# REQUIREMENT
Would you transcribe the listing that follows, character for character, and omit its images?

# DATA SEGMENT
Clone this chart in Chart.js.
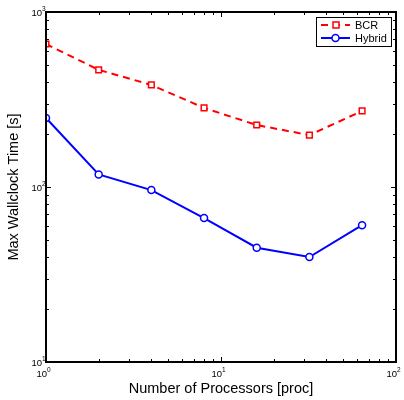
<!DOCTYPE html>
<html>
<head>
<meta charset="utf-8">
<script src="https://cdn.jsdelivr.net/npm/chart.js@4/dist/chart.umd.min.js"></script>
<style>
  body { margin: 0; background: #fff; }
  canvas { display: block; }
</style>
</head>
<body>
<canvas id="chart" width="404" height="400"></canvas>
<script>
'use strict';

const processors = [1, 2, 4, 8, 16, 32, 64];
const bcrTimes = [656, 467, 383, 283, 226, 198, 272];
const hybridTimes = [248, 118, 96, 66.5, 45, 39.8, 60.5];
const xDecades = [0, 1, 2];
const yDecades = [1, 2, 3];

const fontName = '"Liberation Sans", Arial, Helvetica, sans-serif';

function toPoints(values) {
    return processors.map((p, i) => ({ x: p, y: values[i] }));
}

// matlab style box, inward ticks, 10^n labels and legend
const matlabAxes = {
    id: 'matlabAxes',
    afterDraw(chart) {
        const ctx = chart.ctx;
        const area = chart.chartArea;
        const xs = chart.scales.x;
        const ys = chart.scales.y;
        ctx.save();
        ctx.strokeStyle = '#000';
        ctx.lineWidth = 1;

        // x ticks
        for (let d = 0; d < xDecades.length; d++) {
            for (let m = 1; m <= 9; m++) {
                const v = m * Math.pow(10, xDecades[d]);
                if (v < xs.min || v > xs.max) continue;
                const px = Math.round(xs.getPixelForValue(v)) + 0.5;
                const len = m === 1 ? 5 : 3;
                ctx.beginPath();
                ctx.moveTo(px, area.bottom);
                ctx.lineTo(px, area.bottom - len);
                ctx.moveTo(px, area.top);
                ctx.lineTo(px, area.top + len);
                ctx.stroke();
            }
        }
        // y ticks
        for (let d = 0; d < yDecades.length; d++) {
            for (let m = 1; m <= 9; m++) {
                const v = m * Math.pow(10, yDecades[d]);
                if (v < ys.min || v > ys.max) continue;
                const py = Math.round(ys.getPixelForValue(v)) + 0.5;
                const len = m === 1 ? 5 : 3;
                ctx.beginPath();
                ctx.moveTo(area.left, py);
                ctx.lineTo(area.left + len, py);
                ctx.moveTo(area.right, py);
                ctx.lineTo(area.right - len, py);
                ctx.stroke();
            }
        }

        // box
        ctx.lineWidth = 2;
        ctx.strokeRect(area.left, area.top, area.right - area.left, area.bottom - area.top);

        // tick labels
        ctx.fillStyle = '#000';
        ctx.textBaseline = 'alphabetic';
        xDecades.forEach(e => {
            const px = xs.getPixelForValue(Math.pow(10, e));
            ctx.font = '9.5px ' + fontName;
            ctx.textAlign = 'right';
            ctx.fillText('10', px + 1, area.bottom + 15);
            ctx.font = '6.5px ' + fontName;
            ctx.textAlign = 'left';
            ctx.fillText(String(e), px + 1, area.bottom + 10);
        });
        yDecades.forEach(e => {
            const py = ys.getPixelForValue(Math.pow(10, e));
            ctx.font = '9.5px ' + fontName;
            ctx.textAlign = 'right';
            ctx.fillText('10', area.left - 4, py + 4);
            ctx.font = '6.5px ' + fontName;
            ctx.textAlign = 'left';
            ctx.fillText(String(e), area.left - 4, py - 1);
        });

        // legend
        const lx = 316, ly = 17, lw = 75, lh = 29;
        ctx.fillStyle = '#fff';
        ctx.fillRect(lx, ly, lw, lh);
        ctx.lineWidth = 1;
        ctx.strokeStyle = '#000';
        ctx.strokeRect(lx + 0.5, ly + 0.5, lw, lh);
        chart.data.datasets.forEach((ds, i) => {
            const y = ly + 8 + i * 13;
            ctx.save();
            ctx.strokeStyle = ds.borderColor;
            ctx.lineWidth = ds.borderWidth;
            ctx.setLineDash(ds.borderDash || []);
            ctx.beginPath();
            ctx.moveTo(lx + 5, y);
            ctx.lineTo(lx + 34, y);
            ctx.stroke();
            ctx.restore();
            ctx.save();
            ctx.strokeStyle = ds.borderColor;
            ctx.fillStyle = '#fff';
            ctx.lineWidth = 1.5;
            ctx.beginPath();
            if (ds.pointStyle === 'rect') {
                ctx.rect(lx + 17, y - 3, 6, 6);
            } else {
                ctx.arc(lx + 19.5, y, 3.5, 0, Math.PI * 2);
            }
            ctx.fill();
            ctx.stroke();
            ctx.restore();
            ctx.fillStyle = '#000';
            ctx.font = '11px ' + fontName;
            ctx.textAlign = 'left';
            ctx.textBaseline = 'middle';
            ctx.fillText(ds.label, lx + 39, y + 1);
        });
        ctx.restore();
    }
};

const canvasEl = document.getElementById('chart');

new Chart(canvasEl, {
    type: 'line',
    data: {
        datasets: [{
            label: 'BCR',
            data: toPoints(bcrTimes),
            borderColor: '#ff0000',
            borderWidth: 2,
            borderDash: [7, 5],
            pointStyle: 'rect',
            pointRadius: 4,
            pointBorderWidth: 1.5,
            pointBackgroundColor: '#fff',
            pointBorderColor: '#ff0000',
            tension: 0
        }, {
            label: 'Hybrid',
            data: toPoints(hybridTimes),
            borderColor: '#0000ff',
            borderWidth: 2,
            pointStyle: 'circle',
            pointRadius: 3.5,
            pointBorderWidth: 1.5,
            pointBackgroundColor: '#fff',
            pointBorderColor: '#0000ff',
            tension: 0
        }]
    },
    options: {
        responsive: false,
        animation: false,
        layout: { padding: { left: 0, right: 8, top: 12, bottom: 0 } },
        plugins: {
            legend: { display: false },
            tooltip: { enabled: false }
        },
        scales: {
            x: {
                type: 'logarithmic',
                min: 1,
                max: 100,
                grid: { display: false, drawTicks: false },
                border: { display: false },
                ticks: { display: false },
                title: {
                    display: true,
                    text: 'Number of Processors [proc]',
                    color: '#000',
                    font: { family: fontName, size: 14.5 },
                    padding: { top: 0, bottom: 2 }
                },
                afterFit(scale) { scale.height = 38; }
            },
            y: {
                type: 'logarithmic',
                min: 10,
                max: 1000,
                grid: { display: false, drawTicks: false },
                border: { display: false },
                ticks: { display: false },
                title: {
                    display: true,
                    text: 'Max Wallclock Time [s]',
                    color: '#000',
                    font: { family: fontName, size: 14.5 },
                    padding: { top: 5, bottom: 0 }
                },
                afterFit(scale) { scale.width = 46; }
            }
        }
    },
    plugins: [matlabAxes]
});
</script>
</body>
</html>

# TASK OUTPUT
Clone this chart in Chart.js.
<!DOCTYPE html>
<html>
<head>
<meta charset="utf-8">
<script src="https://cdn.jsdelivr.net/npm/chart.js@4/dist/chart.umd.min.js"></script>
<style>
  body { margin: 0; background: #fff; }
  canvas { display: block; }
</style>
</head>
<body>
<canvas id="chart" width="404" height="400"></canvas>
<script>
'use strict';

const processors = [1, 2, 4, 8, 16, 32, 64];
const bcrTimes = [656, 467, 383, 283, 226, 198, 272];
const hybridTimes = [248, 118, 96, 66.5, 45, 39.8, 60.5];
const xDecades = [0, 1, 2];
const yDecades = [1, 2, 3];

const fontName = '"Liberation Sans", Arial, Helvetica, sans-serif';

function toPoints(values) {
    return processors.map((p, i) => ({ x: p, y: values[i] }));
}

// matlab style box, inward ticks, 10^n labels and legend
const matlabAxes = {
    id: 'matlabAxes',
    afterDraw(chart) {
        const ctx = chart.ctx;
        const area = chart.chartArea;
        const xs = chart.scales.x;
        const ys = chart.scales.y;
        ctx.save();
        ctx.strokeStyle = '#000';
        ctx.lineWidth = 1;

        // x ticks
        for (let d = 0; d < xDecades.length; d++) {
            for (let m = 1; m <= 9; m++) {
                const v = m * Math.pow(10, xDecades[d]);
                if (v < xs.min || v > xs.max) continue;
                const px = Math.round(xs.getPixelForValue(v)) + 0.5;
                const len = m === 1 ? 5 : 3;
                ctx.beginPath();
                ctx.moveTo(px, area.bottom);
                ctx.lineTo(px, area.bottom - len);
                ctx.moveTo(px, area.top);
                ctx.lineTo(px, area.top + len);
                ctx.stroke();
            }
        }
        // y ticks
        for (let d = 0; d < yDecades.length; d++) {
            for (let m = 1; m <= 9; m++) {
                const v = m * Math.pow(10, yDecades[d]);
                if (v < ys.min || v > ys.max) continue;
                const py = Math.round(ys.getPixelForValue(v)) + 0.5;
                const len = m === 1 ? 5 : 3;
                ctx.beginPath();
                ctx.moveTo(area.left, py);
                ctx.lineTo(area.left + len, py);
                ctx.moveTo(area.right, py);
                ctx.lineTo(area.right - len, py);
                ctx.stroke();
            }
        }

        // box
        ctx.lineWidth = 2;
        ctx.strokeRect(area.left, area.top, area.right - area.left, area.bottom - area.top);

        // tick labels
        ctx.fillStyle = '#000';
        ctx.textBaseline = 'alphabetic';
        xDecades.forEach(e => {
            const px = xs.getPixelForValue(Math.pow(10, e));
            ctx.font = '9.5px ' + fontName;
            ctx.textAlign = 'right';
            ctx.fillText('10', px + 1, area.bottom + 15);
            ctx.font = '6.5px ' + fontName;
            ctx.textAlign = 'left';
            ctx.fillText(String(e), px + 1, area.bottom + 10);
        });
        yDecades.forEach(e => {
            const py = ys.getPixelForValue(Math.pow(10, e));
            ctx.font = '9.5px ' + fontName;
            ctx.textAlign = 'right';
            ctx.fillText('10', area.left - 4, py + 4);
            ctx.font = '6.5px ' + fontName;
            ctx.textAlign = 'left';
            ctx.fillText(String(e), area.left - 4, py - 1);
        });

        // legend
        const lx = 316, ly = 17, lw = 75, lh = 29;
        ctx.fillStyle = '#fff';
        ctx.fillRect(lx, ly, lw, lh);
        ctx.lineWidth = 1;
        ctx.strokeStyle = '#000';
        ctx.strokeRect(lx + 0.5, ly + 0.5, lw, lh);
        chart.data.datasets.forEach((ds, i) => {
            const y = ly + 8 + i * 13;
            ctx.save();
            ctx.strokeStyle = ds.borderColor;
            ctx.lineWidth = ds.borderWidth;
            ctx.setLineDash(ds.borderDash || []);
            ctx.beginPath();
            ctx.moveTo(lx + 5, y);
            ctx.lineTo(lx + 34, y);
            ctx.stroke();
            ctx.restore();
            ctx.save();
            ctx.strokeStyle = ds.borderColor;
            ctx.fillStyle = '#fff';
            ctx.lineWidth = 1.5;
            ctx.beginPath();
            if (ds.pointStyle === 'rect') {
                ctx.rect(lx + 17, y - 3, 6, 6);
            } else {
                ctx.arc(lx + 19.5, y, 3.5, 0, Math.PI * 2);
            }
            ctx.fill();
            ctx.stroke();
            ctx.restore();
            ctx.fillStyle = '#000';
            ctx.font = '11px ' + fontName;
            ctx.textAlign = 'left';
            ctx.textBaseline = 'middle';
            ctx.fillText(ds.label, lx + 39, y + 1);
        });
        ctx.restore();
    }
};

const canvasEl = document.getElementById('chart');

new Chart(canvasEl, {
    type: 'line',
    data: {
        datasets: [{
            label: 'BCR',
            data: toPoints(bcrTimes),
            borderColor: '#ff0000',
            borderWidth: 2,
            borderDash: [7, 5],
            pointStyle: 'rect',
            pointRadius: 4,
            pointBorderWidth: 1.5,
            pointBackgroundColor: '#fff',
            pointBorderColor: '#ff0000',
            tension: 0
        }, {
            label: 'Hybrid',
            data: toPoints(hybridTimes),
            borderColor: '#0000ff',
            borderWidth: 2,
            pointStyle: 'circle',
            pointRadius: 3.5,
            pointBorderWidth: 1.5,
            pointBackgroundColor: '#fff',
            pointBorderColor: '#0000ff',
            tension: 0
        }]
    },
    options: {
        responsive: false,
        animation: false,
        layout: { padding: { left: 0, right: 8, top: 12, bottom: 0 } },
        plugins: {
            legend: { display: false },
            tooltip: { enabled: false }
        },
        scales: {
            x: {
                type: 'logarithmic',
                min: 1,
                max: 100,
                grid: { display: false, drawTicks: false },
                border: { display: false },
                ticks: { display: false },
                title: {
                    display: true,
                    text: 'Number of Processors [proc]',
                    color: '#000',
                    font: { family: fontName, size: 14.5 },
                    padding: { top: 0, bottom: 2 }
                },
                afterFit(scale) { scale.height = 38; }
            },
            y: {
                type: 'logarithmic',
                min: 10,
                max: 1000,
                grid: { display: false, drawTicks: false },
                border: { display: false },
                ticks: { display: false },
                title: {
                    display: true,
                    text: 'Max Wallclock Time [s]',
                    color: '#000',
                    font: { family: fontName, size: 14.5 },
                    padding: { top: 5, bottom: 0 }
                },
                afterFit(scale) { scale.width = 46; }
            }
        }
    },
    plugins: [matlabAxes]
});
</script>
</body>
</html>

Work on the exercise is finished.